===== Data segment =====
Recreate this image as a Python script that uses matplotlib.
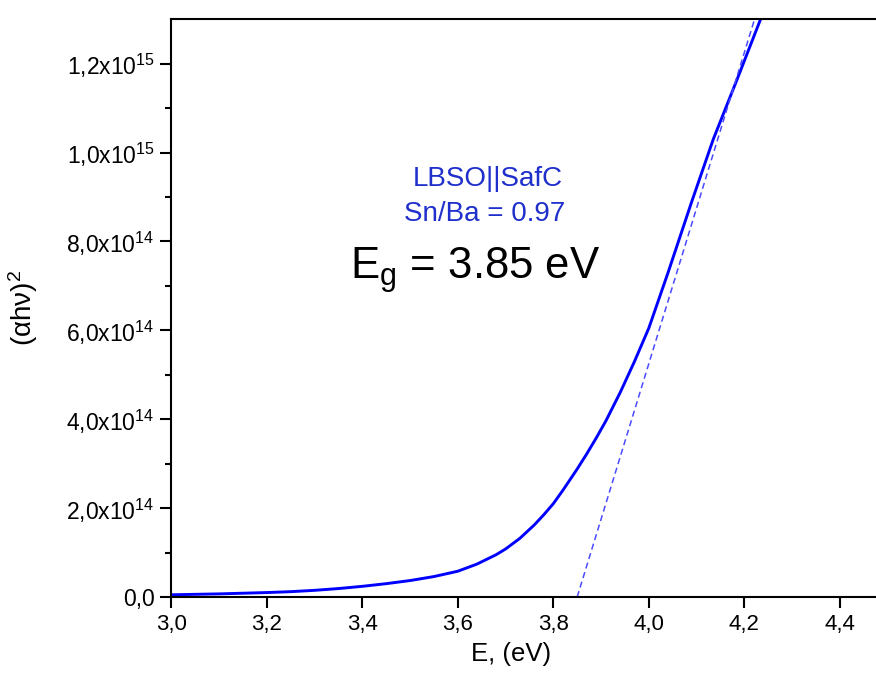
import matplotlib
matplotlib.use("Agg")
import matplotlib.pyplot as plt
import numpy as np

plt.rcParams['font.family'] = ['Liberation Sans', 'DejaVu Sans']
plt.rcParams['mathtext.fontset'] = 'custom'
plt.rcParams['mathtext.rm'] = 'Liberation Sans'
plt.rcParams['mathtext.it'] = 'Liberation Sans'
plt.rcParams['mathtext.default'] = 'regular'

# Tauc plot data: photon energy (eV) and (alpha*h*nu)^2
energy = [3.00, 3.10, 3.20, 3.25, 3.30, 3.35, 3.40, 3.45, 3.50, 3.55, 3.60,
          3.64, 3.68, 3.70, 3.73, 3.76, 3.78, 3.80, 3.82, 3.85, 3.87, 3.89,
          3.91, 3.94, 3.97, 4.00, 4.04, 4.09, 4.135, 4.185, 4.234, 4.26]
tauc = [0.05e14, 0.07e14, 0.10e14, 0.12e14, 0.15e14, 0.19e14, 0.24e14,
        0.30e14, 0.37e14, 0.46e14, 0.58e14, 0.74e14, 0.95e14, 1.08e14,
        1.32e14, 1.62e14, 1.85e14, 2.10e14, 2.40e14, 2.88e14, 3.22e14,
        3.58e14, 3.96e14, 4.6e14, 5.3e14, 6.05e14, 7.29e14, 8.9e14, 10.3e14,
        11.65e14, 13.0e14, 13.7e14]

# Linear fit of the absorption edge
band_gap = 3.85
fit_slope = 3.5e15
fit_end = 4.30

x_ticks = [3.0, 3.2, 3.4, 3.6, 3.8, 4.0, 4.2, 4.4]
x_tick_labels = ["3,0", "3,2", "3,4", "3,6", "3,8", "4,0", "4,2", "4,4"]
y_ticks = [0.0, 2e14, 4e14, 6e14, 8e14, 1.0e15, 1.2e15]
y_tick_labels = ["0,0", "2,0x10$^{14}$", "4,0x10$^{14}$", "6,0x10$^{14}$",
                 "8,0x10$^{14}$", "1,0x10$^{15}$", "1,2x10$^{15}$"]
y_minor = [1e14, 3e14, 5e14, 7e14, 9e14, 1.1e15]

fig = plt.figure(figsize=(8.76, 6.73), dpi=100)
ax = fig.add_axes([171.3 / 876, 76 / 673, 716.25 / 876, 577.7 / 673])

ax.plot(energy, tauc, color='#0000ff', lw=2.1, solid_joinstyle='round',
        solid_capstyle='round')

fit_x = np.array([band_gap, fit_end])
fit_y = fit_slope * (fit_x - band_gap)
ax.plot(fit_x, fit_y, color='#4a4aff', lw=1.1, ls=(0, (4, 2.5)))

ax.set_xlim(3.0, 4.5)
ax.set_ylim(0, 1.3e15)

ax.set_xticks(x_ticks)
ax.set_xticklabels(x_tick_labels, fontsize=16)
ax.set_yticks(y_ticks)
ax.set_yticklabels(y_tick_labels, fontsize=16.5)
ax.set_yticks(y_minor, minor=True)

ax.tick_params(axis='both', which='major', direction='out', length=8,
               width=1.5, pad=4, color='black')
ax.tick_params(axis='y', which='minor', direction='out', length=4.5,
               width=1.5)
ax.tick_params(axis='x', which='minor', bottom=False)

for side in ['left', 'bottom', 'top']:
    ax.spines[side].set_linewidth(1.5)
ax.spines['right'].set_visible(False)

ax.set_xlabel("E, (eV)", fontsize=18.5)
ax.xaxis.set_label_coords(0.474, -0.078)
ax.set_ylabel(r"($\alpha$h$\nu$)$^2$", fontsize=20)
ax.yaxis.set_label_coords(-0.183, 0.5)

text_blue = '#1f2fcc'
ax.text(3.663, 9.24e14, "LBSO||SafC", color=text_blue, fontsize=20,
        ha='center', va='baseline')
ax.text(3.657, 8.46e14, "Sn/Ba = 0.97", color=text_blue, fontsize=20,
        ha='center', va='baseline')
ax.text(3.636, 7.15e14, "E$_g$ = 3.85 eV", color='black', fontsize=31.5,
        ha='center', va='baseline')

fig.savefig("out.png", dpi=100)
=====
**The task**
Restate exactly, please, only the lines between the start of the data and the line containing "fit_end = 4.30", both ends included, skipping the pictures.

**Written solution**
Recreate this image as a Python script that uses matplotlib.
import matplotlib
matplotlib.use("Agg")
import matplotlib.pyplot as plt
import numpy as np

plt.rcParams['font.family'] = ['Liberation Sans', 'DejaVu Sans']
plt.rcParams['mathtext.fontset'] = 'custom'
plt.rcParams['mathtext.rm'] = 'Liberation Sans'
plt.rcParams['mathtext.it'] = 'Liberation Sans'
plt.rcParams['mathtext.default'] = 'regular'

# Tauc plot data: photon energy (eV) and (alpha*h*nu)^2
energy = [3.00, 3.10, 3.20, 3.25, 3.30, 3.35, 3.40, 3.45, 3.50, 3.55, 3.60,
          3.64, 3.68, 3.70, 3.73, 3.76, 3.78, 3.80, 3.82, 3.85, 3.87, 3.89,
          3.91, 3.94, 3.97, 4.00, 4.04, 4.09, 4.135, 4.185, 4.234, 4.26]
tauc = [0.05e14, 0.07e14, 0.10e14, 0.12e14, 0.15e14, 0.19e14, 0.24e14,
        0.30e14, 0.37e14, 0.46e14, 0.58e14, 0.74e14, 0.95e14, 1.08e14,
        1.32e14, 1.62e14, 1.85e14, 2.10e14, 2.40e14, 2.88e14, 3.22e14,
        3.58e14, 3.96e14, 4.6e14, 5.3e14, 6.05e14, 7.29e14, 8.9e14, 10.3e14,
        11.65e14, 13.0e14, 13.7e14]

# Linear fit of the absorption edge
band_gap = 3.85
fit_slope = 3.5e15
fit_end = 4.30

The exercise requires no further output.